►

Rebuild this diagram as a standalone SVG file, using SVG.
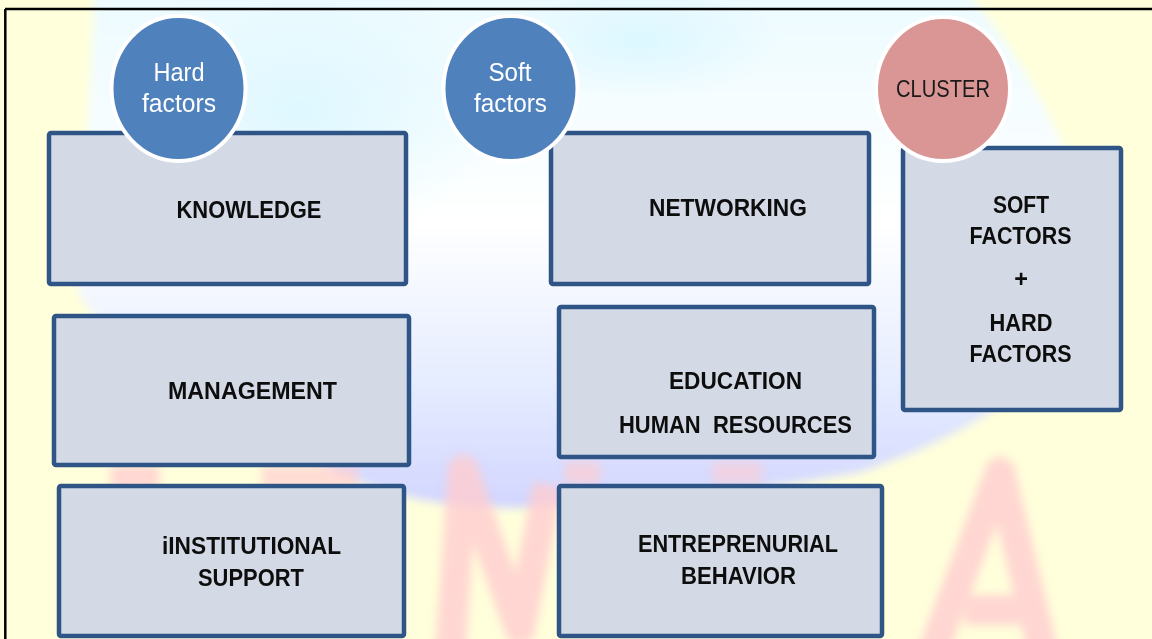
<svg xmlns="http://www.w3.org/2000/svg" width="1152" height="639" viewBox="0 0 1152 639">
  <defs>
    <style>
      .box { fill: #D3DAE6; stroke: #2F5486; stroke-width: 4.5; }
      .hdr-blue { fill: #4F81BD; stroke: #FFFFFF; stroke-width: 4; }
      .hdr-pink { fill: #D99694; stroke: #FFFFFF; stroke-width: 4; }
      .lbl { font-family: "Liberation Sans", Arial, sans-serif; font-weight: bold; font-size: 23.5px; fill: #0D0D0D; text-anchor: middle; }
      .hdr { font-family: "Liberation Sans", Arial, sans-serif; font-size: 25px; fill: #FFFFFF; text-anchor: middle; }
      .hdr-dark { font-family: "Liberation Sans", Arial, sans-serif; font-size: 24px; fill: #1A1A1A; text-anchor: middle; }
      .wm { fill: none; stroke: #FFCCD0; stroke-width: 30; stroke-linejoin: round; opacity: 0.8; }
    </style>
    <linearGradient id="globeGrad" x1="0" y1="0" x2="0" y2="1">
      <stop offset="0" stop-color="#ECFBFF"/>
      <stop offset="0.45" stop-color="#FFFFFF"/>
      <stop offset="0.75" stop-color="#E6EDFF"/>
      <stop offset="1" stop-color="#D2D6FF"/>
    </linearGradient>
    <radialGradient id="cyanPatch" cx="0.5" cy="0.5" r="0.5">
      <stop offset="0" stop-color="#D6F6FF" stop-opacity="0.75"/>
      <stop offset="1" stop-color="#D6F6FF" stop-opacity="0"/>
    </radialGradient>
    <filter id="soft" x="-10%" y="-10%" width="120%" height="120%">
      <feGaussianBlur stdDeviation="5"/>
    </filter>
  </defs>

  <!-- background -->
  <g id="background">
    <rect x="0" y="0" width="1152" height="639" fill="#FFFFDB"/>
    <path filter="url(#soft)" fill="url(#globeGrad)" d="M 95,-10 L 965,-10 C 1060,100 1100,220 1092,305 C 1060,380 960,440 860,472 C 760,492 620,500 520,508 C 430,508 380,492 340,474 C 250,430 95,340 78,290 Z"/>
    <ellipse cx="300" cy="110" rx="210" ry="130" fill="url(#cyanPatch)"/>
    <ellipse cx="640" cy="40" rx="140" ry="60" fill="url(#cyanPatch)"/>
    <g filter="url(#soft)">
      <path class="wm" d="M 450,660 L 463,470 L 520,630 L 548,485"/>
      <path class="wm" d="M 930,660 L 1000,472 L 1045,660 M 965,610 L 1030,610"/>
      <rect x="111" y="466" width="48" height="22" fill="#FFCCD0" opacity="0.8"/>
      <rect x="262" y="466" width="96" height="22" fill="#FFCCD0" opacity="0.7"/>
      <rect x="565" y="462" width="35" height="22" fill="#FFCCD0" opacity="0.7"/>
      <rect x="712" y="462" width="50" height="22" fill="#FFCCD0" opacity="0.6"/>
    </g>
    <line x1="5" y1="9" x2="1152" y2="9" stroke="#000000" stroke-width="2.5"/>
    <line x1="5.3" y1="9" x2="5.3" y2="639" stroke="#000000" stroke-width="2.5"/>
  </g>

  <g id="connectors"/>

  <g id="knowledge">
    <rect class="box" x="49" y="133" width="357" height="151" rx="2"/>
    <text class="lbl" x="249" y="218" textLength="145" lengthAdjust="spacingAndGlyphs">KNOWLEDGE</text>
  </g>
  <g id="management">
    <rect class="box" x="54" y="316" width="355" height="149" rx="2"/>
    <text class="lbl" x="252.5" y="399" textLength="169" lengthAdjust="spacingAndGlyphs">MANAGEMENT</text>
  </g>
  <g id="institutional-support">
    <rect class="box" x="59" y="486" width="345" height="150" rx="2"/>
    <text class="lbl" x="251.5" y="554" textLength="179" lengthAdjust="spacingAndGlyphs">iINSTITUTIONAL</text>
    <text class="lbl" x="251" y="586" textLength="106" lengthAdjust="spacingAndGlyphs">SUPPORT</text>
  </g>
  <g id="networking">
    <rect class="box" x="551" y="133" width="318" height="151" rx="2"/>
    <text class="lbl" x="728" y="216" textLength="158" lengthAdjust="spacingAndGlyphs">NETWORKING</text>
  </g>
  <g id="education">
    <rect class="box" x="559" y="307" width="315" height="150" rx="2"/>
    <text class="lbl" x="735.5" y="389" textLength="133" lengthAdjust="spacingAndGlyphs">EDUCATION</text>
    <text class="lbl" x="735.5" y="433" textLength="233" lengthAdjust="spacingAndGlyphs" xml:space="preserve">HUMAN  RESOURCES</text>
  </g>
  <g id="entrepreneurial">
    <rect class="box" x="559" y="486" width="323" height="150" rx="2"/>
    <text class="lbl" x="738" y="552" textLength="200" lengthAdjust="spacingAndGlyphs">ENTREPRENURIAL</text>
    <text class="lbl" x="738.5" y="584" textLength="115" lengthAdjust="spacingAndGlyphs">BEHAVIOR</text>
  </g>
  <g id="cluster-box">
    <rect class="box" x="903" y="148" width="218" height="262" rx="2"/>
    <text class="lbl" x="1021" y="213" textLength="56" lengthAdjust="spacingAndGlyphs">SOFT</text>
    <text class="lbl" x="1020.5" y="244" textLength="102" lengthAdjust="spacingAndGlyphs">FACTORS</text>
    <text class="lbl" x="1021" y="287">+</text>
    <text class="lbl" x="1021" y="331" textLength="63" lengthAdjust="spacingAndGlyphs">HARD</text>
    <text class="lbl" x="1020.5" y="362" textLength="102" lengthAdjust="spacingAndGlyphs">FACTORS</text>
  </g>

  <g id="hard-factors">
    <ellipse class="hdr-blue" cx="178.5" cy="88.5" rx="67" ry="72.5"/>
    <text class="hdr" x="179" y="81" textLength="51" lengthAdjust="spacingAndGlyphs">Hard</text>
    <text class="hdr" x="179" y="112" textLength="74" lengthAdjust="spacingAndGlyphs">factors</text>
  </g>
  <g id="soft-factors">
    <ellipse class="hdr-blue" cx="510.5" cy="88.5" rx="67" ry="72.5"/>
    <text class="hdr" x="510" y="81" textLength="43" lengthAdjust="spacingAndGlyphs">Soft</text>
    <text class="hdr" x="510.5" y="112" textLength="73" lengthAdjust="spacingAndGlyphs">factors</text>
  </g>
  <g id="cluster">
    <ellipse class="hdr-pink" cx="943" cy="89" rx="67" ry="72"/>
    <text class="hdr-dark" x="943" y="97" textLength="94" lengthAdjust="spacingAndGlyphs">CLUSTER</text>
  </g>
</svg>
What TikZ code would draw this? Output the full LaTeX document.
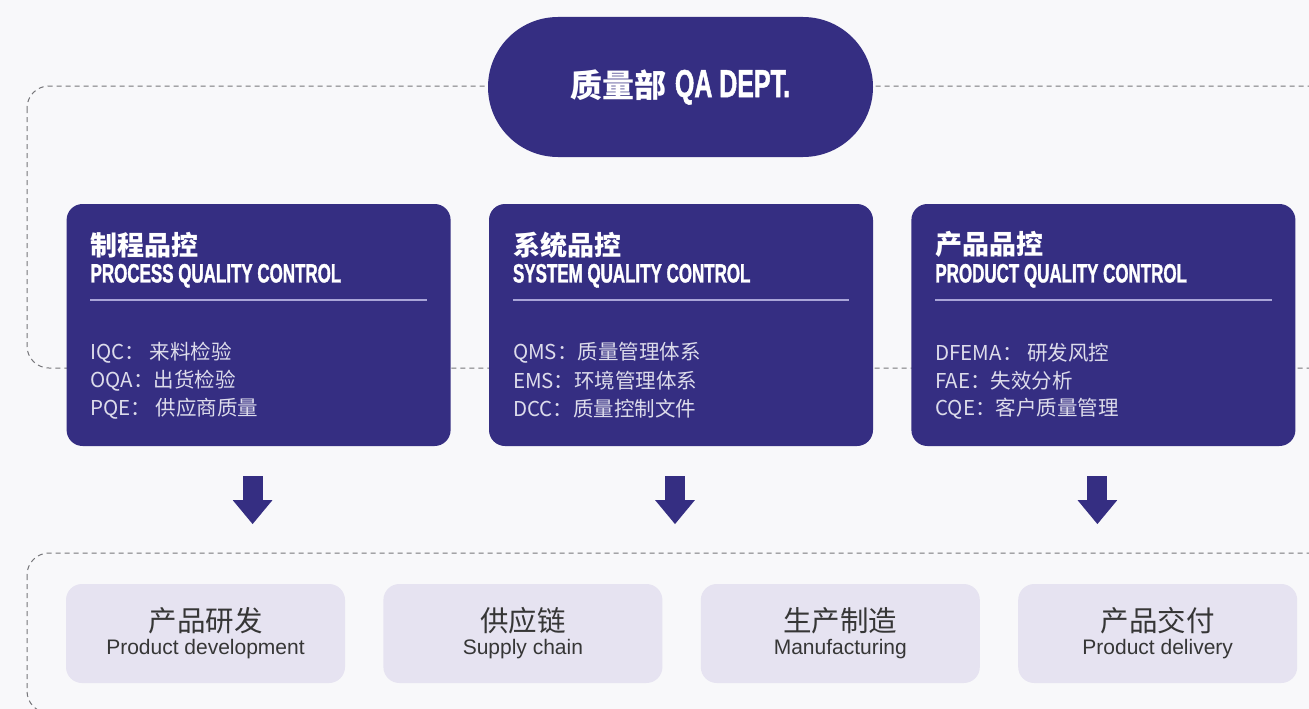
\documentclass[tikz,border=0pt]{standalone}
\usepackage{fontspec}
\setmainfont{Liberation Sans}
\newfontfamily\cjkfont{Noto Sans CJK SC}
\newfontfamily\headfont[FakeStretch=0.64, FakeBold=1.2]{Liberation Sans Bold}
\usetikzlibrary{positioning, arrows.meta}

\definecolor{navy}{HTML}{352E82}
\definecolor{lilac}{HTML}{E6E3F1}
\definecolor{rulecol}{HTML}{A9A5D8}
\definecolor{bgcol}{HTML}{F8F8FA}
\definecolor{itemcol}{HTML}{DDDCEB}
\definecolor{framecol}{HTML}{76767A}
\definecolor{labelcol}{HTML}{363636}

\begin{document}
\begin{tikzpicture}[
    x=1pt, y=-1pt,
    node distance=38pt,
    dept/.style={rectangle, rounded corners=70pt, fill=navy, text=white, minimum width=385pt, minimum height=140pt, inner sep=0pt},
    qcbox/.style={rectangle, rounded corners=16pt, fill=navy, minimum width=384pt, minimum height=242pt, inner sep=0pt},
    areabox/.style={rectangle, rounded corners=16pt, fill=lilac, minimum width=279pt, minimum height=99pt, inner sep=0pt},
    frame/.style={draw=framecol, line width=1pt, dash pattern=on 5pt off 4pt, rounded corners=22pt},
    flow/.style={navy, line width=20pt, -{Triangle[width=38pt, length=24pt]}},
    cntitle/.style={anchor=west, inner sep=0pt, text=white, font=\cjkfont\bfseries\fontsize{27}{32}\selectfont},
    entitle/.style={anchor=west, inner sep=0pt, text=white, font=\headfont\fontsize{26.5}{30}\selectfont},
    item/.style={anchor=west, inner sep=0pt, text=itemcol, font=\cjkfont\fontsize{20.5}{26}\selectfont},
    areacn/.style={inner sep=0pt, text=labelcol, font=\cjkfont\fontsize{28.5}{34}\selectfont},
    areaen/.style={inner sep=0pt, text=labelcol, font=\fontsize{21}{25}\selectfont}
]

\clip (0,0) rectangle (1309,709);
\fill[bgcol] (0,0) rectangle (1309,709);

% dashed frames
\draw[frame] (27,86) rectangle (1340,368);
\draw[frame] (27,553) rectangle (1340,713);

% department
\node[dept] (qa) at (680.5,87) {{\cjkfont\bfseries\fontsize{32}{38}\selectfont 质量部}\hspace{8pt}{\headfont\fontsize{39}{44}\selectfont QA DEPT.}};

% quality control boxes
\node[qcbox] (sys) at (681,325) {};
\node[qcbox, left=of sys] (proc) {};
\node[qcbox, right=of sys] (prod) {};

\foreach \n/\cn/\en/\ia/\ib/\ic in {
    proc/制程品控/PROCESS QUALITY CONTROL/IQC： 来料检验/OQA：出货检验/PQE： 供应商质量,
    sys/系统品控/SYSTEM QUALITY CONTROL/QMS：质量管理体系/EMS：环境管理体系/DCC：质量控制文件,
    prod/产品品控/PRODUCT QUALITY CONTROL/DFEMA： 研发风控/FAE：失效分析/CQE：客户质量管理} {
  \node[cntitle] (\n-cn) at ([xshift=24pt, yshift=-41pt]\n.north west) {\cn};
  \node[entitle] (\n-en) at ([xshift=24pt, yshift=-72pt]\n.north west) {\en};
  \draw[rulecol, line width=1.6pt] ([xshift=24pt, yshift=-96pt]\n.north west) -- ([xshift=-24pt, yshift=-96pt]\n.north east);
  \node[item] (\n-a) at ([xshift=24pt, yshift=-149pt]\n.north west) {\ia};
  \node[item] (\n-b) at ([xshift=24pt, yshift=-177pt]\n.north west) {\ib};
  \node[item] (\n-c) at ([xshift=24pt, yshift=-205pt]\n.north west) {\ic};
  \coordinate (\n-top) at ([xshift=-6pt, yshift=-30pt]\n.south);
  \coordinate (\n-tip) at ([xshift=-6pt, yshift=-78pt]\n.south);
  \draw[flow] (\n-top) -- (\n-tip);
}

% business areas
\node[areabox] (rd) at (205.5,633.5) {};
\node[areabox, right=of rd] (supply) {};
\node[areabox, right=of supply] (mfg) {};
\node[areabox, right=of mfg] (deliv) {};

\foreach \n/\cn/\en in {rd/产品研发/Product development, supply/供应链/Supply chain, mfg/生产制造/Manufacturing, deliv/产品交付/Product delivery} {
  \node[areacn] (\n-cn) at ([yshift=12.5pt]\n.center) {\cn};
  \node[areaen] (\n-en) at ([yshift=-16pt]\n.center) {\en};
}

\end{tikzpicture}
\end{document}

◄

= The request =
Beginning with the line above that contains "What TikZ code" and ending with the line that contains "(qa) at (680.5,87)", quote each line exactly, keeping out the pictures.

= Correct result =
What TikZ code would draw this? Output the full LaTeX document.
\documentclass[tikz,border=0pt]{standalone}
\usepackage{fontspec}
\setmainfont{Liberation Sans}
\newfontfamily\cjkfont{Noto Sans CJK SC}
\newfontfamily\headfont[FakeStretch=0.64, FakeBold=1.2]{Liberation Sans Bold}
\usetikzlibrary{positioning, arrows.meta}

\definecolor{navy}{HTML}{352E82}
\definecolor{lilac}{HTML}{E6E3F1}
\definecolor{rulecol}{HTML}{A9A5D8}
\definecolor{bgcol}{HTML}{F8F8FA}
\definecolor{itemcol}{HTML}{DDDCEB}
\definecolor{framecol}{HTML}{76767A}
\definecolor{labelcol}{HTML}{363636}

\begin{document}
\begin{tikzpicture}[
    x=1pt, y=-1pt,
    node distance=38pt,
    dept/.style={rectangle, rounded corners=70pt, fill=navy, text=white, minimum width=385pt, minimum height=140pt, inner sep=0pt},
    qcbox/.style={rectangle, rounded corners=16pt, fill=navy, minimum width=384pt, minimum height=242pt, inner sep=0pt},
    areabox/.style={rectangle, rounded corners=16pt, fill=lilac, minimum width=279pt, minimum height=99pt, inner sep=0pt},
    frame/.style={draw=framecol, line width=1pt, dash pattern=on 5pt off 4pt, rounded corners=22pt},
    flow/.style={navy, line width=20pt, -{Triangle[width=38pt, length=24pt]}},
    cntitle/.style={anchor=west, inner sep=0pt, text=white, font=\cjkfont\bfseries\fontsize{27}{32}\selectfont},
    entitle/.style={anchor=west, inner sep=0pt, text=white, font=\headfont\fontsize{26.5}{30}\selectfont},
    item/.style={anchor=west, inner sep=0pt, text=itemcol, font=\cjkfont\fontsize{20.5}{26}\selectfont},
    areacn/.style={inner sep=0pt, text=labelcol, font=\cjkfont\fontsize{28.5}{34}\selectfont},
    areaen/.style={inner sep=0pt, text=labelcol, font=\fontsize{21}{25}\selectfont}
]

\clip (0,0) rectangle (1309,709);
\fill[bgcol] (0,0) rectangle (1309,709);

% dashed frames
\draw[frame] (27,86) rectangle (1340,368);
\draw[frame] (27,553) rectangle (1340,713);

% department
\node[dept] (qa) at (680.5,87) {{\cjkfont\bfseries\fontsize{32}{38}\selectfont 质量部}\hspace{8pt}{\headfont\fontsize{39}{44}\selectfont QA DEPT.}};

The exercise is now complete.